The two-dimensionality that allows for more data storage in QR codes also speeds up scanning in two important ways:
- More data can be accessed by optical scanners at any given time. This is because the optical scanner is accessing information encoded in two directions.
- The code itself can be scanned from more versatile angles and distances. This is especially useful for machine parts—many with unique and inconvenient shapes—moving along a fast-paced assembly line. Read about QR code scanning problems, QR code tests, and how QR codes work for more information about the technical scanning process.
Both increase scanning speed and efficiency—especially if using a dynamic QR code which transforms a short redirection URL to a QR code—crucial to Denso Wave’s initial manufacturing issues. Dynamic QR codes also, conveniently, can be used as a QR code tracking and reporting system.
The Invention of the QR Code: Surprise Outcome
QR codes aren’t going to replace UPC barcodes anytime soon.

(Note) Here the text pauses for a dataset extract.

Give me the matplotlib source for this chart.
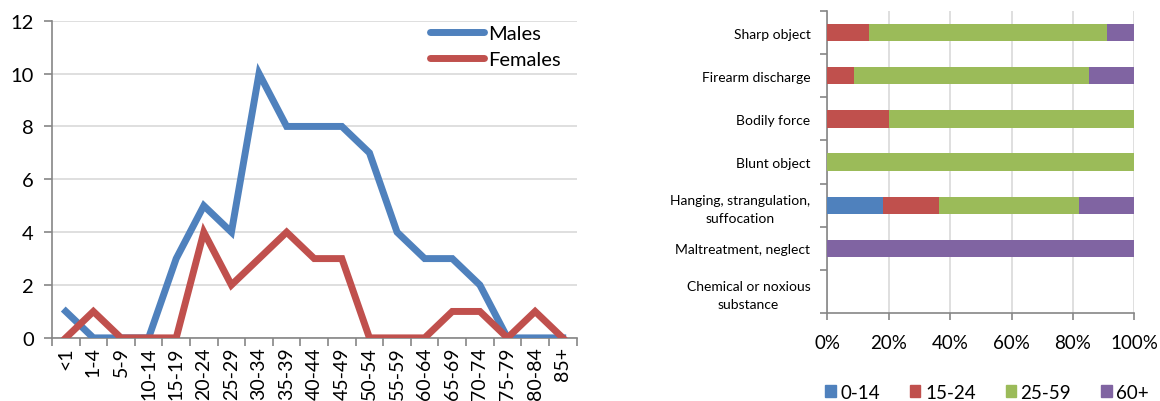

The latter is too ingrained in retail operations to be dethroned in a matter of mere decades. But many of the things that made them such a great solution for Denso Wave in the 90s makes them ideal for individuals and businesses today.
For one, they’re easy to use. The fact that they can be scanned from numerous angles makes them more user-friendly than UPC codes. See how to scan a QR code for proof.
Everyone’s phone can scan them because cameras are ideal optical two-dimensional scanners. That makes them the perfect choice for a wide array of customer-facing content, like QR code menus and QR codes on tables in bars and restaurants. They can also store large amounts of data, which makes them ideal for all sorts of QR code marketing.
And, finally, they’re easy to create and maintain. Even for small businesses. For restaurants and bars, they’re much more affordable and reliable than building restaurant and bar technologies like a menu app from the ground up. Just beware of the QR code security risks involved with free only QR code generators.
Masahiro Hara didn’t expect his invention to change the world. But look at the QR code statistics. He did.
As Mark Twain once said, “accident is the name of the greatest of all inventors.”